**Stored data**

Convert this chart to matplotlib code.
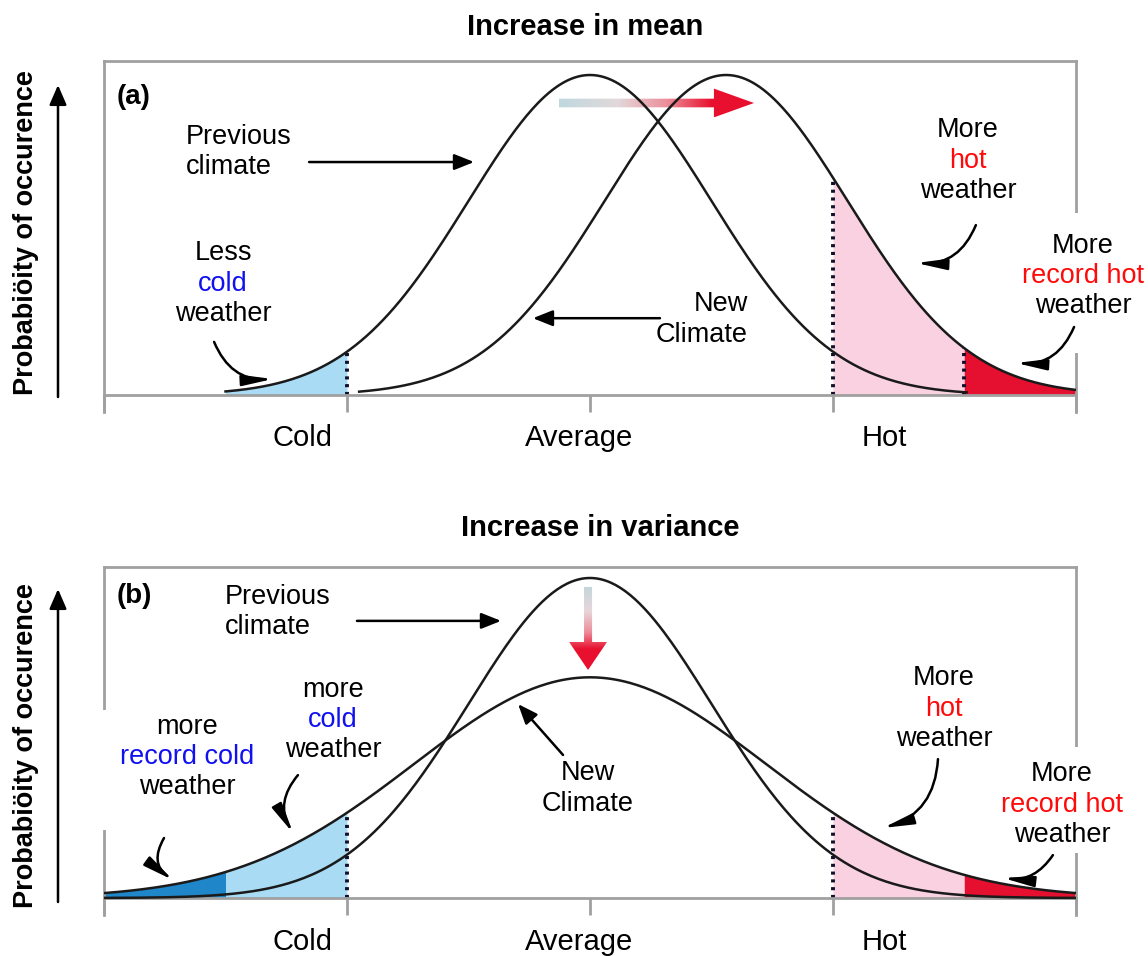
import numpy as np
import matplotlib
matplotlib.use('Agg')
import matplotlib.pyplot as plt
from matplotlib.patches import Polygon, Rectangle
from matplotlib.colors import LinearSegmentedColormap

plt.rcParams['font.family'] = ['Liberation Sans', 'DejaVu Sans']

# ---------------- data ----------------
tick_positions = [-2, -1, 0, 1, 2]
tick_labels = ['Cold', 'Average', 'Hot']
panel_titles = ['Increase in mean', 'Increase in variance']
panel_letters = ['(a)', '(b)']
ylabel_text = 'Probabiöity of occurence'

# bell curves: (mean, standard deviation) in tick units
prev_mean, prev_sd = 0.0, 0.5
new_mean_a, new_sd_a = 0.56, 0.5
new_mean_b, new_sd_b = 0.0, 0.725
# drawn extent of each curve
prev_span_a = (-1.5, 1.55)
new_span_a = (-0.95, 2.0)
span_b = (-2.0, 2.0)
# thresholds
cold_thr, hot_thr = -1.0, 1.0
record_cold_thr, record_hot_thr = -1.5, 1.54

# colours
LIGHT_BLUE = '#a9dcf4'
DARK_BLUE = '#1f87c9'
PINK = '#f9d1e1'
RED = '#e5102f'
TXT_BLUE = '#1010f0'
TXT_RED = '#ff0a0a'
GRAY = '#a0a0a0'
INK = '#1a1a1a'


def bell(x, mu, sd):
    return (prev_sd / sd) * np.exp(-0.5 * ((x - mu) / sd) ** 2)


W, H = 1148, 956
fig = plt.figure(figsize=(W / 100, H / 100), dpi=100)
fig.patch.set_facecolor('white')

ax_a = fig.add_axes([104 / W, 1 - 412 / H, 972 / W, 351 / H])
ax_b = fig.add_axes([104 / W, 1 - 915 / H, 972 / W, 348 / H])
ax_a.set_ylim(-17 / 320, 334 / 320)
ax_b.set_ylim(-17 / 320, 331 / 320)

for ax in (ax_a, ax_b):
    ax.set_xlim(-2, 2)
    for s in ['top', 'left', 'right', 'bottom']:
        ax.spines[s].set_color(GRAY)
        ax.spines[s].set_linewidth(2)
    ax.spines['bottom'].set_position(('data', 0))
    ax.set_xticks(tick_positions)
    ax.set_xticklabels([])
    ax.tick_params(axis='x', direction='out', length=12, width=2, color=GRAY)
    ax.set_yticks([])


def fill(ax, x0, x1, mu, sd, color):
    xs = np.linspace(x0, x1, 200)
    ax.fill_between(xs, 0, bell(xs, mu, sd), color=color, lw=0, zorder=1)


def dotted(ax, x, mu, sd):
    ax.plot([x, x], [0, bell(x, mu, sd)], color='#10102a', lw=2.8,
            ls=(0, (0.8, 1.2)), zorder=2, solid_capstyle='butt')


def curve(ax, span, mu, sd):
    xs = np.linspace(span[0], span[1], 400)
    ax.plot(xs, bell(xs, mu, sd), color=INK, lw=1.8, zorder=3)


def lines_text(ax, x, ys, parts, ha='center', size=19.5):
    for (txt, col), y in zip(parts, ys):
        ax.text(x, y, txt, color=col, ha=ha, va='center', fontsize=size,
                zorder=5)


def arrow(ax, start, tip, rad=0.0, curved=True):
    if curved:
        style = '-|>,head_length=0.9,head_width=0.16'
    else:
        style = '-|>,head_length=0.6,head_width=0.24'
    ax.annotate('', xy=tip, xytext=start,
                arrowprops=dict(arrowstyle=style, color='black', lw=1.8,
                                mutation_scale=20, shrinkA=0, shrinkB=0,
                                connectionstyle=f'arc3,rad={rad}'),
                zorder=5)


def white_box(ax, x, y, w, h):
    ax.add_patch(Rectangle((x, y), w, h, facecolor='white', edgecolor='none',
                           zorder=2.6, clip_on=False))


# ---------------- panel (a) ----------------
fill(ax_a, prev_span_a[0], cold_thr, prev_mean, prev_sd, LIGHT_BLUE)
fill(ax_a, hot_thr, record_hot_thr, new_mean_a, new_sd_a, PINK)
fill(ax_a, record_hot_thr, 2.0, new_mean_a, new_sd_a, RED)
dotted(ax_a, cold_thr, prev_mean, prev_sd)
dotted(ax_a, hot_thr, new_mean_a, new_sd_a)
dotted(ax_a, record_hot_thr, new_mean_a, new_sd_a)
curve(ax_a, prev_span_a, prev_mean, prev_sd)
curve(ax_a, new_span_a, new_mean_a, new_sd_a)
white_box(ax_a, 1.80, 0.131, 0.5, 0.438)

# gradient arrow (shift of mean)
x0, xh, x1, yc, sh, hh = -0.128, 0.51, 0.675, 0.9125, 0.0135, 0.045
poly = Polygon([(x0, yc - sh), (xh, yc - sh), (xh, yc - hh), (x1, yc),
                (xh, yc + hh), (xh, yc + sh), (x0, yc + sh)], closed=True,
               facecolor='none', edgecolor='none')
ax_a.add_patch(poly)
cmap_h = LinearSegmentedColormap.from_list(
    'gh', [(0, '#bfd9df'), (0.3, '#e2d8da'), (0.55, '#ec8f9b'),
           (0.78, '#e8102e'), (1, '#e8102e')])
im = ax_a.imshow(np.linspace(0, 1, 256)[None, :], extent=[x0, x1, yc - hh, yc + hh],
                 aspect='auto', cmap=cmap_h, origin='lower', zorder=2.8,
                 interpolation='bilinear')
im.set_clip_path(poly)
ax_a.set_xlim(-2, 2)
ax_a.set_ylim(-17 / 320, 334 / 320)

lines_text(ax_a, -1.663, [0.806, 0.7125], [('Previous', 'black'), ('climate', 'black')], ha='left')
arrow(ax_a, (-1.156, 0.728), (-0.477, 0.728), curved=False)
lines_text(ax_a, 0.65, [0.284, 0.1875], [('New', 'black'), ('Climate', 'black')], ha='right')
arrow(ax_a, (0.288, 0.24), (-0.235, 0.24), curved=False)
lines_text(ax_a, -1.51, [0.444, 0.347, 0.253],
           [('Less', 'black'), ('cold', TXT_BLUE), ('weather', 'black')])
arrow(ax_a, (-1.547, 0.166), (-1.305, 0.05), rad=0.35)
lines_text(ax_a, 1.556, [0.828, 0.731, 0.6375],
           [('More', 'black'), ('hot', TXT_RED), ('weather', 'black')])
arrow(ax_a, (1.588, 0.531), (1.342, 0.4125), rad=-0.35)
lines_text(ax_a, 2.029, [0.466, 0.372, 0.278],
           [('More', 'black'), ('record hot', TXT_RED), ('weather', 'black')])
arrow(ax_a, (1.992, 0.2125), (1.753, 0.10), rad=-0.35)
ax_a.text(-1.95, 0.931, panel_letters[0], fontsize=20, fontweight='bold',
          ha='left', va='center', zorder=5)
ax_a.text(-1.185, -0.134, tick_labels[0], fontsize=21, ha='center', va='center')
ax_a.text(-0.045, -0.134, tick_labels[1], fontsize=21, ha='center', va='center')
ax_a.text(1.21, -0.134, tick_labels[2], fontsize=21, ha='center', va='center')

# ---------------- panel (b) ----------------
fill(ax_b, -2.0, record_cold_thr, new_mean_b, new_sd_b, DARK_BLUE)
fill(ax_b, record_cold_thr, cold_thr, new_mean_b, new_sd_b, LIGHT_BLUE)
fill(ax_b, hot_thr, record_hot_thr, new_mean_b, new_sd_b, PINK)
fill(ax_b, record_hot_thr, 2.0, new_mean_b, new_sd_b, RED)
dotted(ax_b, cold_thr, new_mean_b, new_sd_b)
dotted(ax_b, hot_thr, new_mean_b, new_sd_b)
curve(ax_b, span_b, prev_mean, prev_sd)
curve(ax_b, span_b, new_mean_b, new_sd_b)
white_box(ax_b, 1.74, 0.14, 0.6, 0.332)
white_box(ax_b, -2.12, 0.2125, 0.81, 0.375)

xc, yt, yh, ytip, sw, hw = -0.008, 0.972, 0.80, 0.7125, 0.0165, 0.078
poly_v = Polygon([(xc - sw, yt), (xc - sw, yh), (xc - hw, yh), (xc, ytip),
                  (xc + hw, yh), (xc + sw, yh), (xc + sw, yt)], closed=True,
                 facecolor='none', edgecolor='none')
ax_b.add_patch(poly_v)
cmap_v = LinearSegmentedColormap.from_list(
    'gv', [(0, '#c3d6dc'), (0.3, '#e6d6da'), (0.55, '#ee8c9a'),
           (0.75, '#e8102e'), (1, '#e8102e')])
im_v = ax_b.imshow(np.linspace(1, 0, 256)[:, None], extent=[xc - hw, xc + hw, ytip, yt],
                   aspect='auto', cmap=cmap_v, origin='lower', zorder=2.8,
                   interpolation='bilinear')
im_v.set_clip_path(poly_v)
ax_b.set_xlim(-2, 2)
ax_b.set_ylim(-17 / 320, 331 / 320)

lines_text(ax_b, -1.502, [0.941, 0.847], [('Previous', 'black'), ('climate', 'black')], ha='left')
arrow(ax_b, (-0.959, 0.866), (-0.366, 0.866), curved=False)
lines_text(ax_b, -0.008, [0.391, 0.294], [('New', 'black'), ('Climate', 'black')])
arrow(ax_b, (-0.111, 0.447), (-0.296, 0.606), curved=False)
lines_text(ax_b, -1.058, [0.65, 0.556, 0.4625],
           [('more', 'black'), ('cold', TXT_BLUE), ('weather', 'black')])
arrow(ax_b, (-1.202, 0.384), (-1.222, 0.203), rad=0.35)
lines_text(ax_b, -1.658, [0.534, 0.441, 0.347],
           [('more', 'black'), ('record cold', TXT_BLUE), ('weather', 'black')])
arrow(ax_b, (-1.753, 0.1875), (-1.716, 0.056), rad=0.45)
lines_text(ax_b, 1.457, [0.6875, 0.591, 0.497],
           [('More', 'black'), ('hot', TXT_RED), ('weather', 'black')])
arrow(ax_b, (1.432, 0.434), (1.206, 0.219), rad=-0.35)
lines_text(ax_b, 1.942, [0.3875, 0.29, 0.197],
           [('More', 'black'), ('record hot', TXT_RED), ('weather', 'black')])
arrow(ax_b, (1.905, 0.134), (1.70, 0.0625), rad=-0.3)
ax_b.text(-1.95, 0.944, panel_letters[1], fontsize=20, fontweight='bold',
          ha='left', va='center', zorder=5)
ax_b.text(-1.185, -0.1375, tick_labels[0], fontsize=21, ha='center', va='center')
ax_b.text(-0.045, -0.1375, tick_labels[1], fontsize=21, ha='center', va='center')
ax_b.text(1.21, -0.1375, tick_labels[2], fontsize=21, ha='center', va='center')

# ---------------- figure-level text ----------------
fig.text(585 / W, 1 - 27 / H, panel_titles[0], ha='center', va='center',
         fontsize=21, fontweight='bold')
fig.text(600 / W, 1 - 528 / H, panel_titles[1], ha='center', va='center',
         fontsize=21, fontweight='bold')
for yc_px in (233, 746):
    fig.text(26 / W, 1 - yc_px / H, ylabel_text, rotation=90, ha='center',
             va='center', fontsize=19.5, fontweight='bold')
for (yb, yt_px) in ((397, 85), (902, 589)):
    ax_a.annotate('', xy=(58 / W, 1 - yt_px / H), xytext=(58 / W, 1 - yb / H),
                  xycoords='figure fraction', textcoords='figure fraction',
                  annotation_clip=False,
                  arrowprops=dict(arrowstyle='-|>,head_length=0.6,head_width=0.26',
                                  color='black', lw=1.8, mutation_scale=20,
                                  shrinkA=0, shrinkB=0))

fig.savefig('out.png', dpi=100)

**Task prompt**
Write out the lines from the start of the material to the line with "fig.patch.set_facecolor('white')", inclusive and exactly. Skip the pictures.

**Exercise solution**
Convert this chart to matplotlib code.
import numpy as np
import matplotlib
matplotlib.use('Agg')
import matplotlib.pyplot as plt
from matplotlib.patches import Polygon, Rectangle
from matplotlib.colors import LinearSegmentedColormap

plt.rcParams['font.family'] = ['Liberation Sans', 'DejaVu Sans']

# ---------------- data ----------------
tick_positions = [-2, -1, 0, 1, 2]
tick_labels = ['Cold', 'Average', 'Hot']
panel_titles = ['Increase in mean', 'Increase in variance']
panel_letters = ['(a)', '(b)']
ylabel_text = 'Probabiöity of occurence'

# bell curves: (mean, standard deviation) in tick units
prev_mean, prev_sd = 0.0, 0.5
new_mean_a, new_sd_a = 0.56, 0.5
new_mean_b, new_sd_b = 0.0, 0.725
# drawn extent of each curve
prev_span_a = (-1.5, 1.55)
new_span_a = (-0.95, 2.0)
span_b = (-2.0, 2.0)
# thresholds
cold_thr, hot_thr = -1.0, 1.0
record_cold_thr, record_hot_thr = -1.5, 1.54

# colours
LIGHT_BLUE = '#a9dcf4'
DARK_BLUE = '#1f87c9'
PINK = '#f9d1e1'
RED = '#e5102f'
TXT_BLUE = '#1010f0'
TXT_RED = '#ff0a0a'
GRAY = '#a0a0a0'
INK = '#1a1a1a'


def bell(x, mu, sd):
    return (prev_sd / sd) * np.exp(-0.5 * ((x - mu) / sd) ** 2)


W, H = 1148, 956
fig = plt.figure(figsize=(W / 100, H / 100), dpi=100)
fig.patch.set_facecolor('white')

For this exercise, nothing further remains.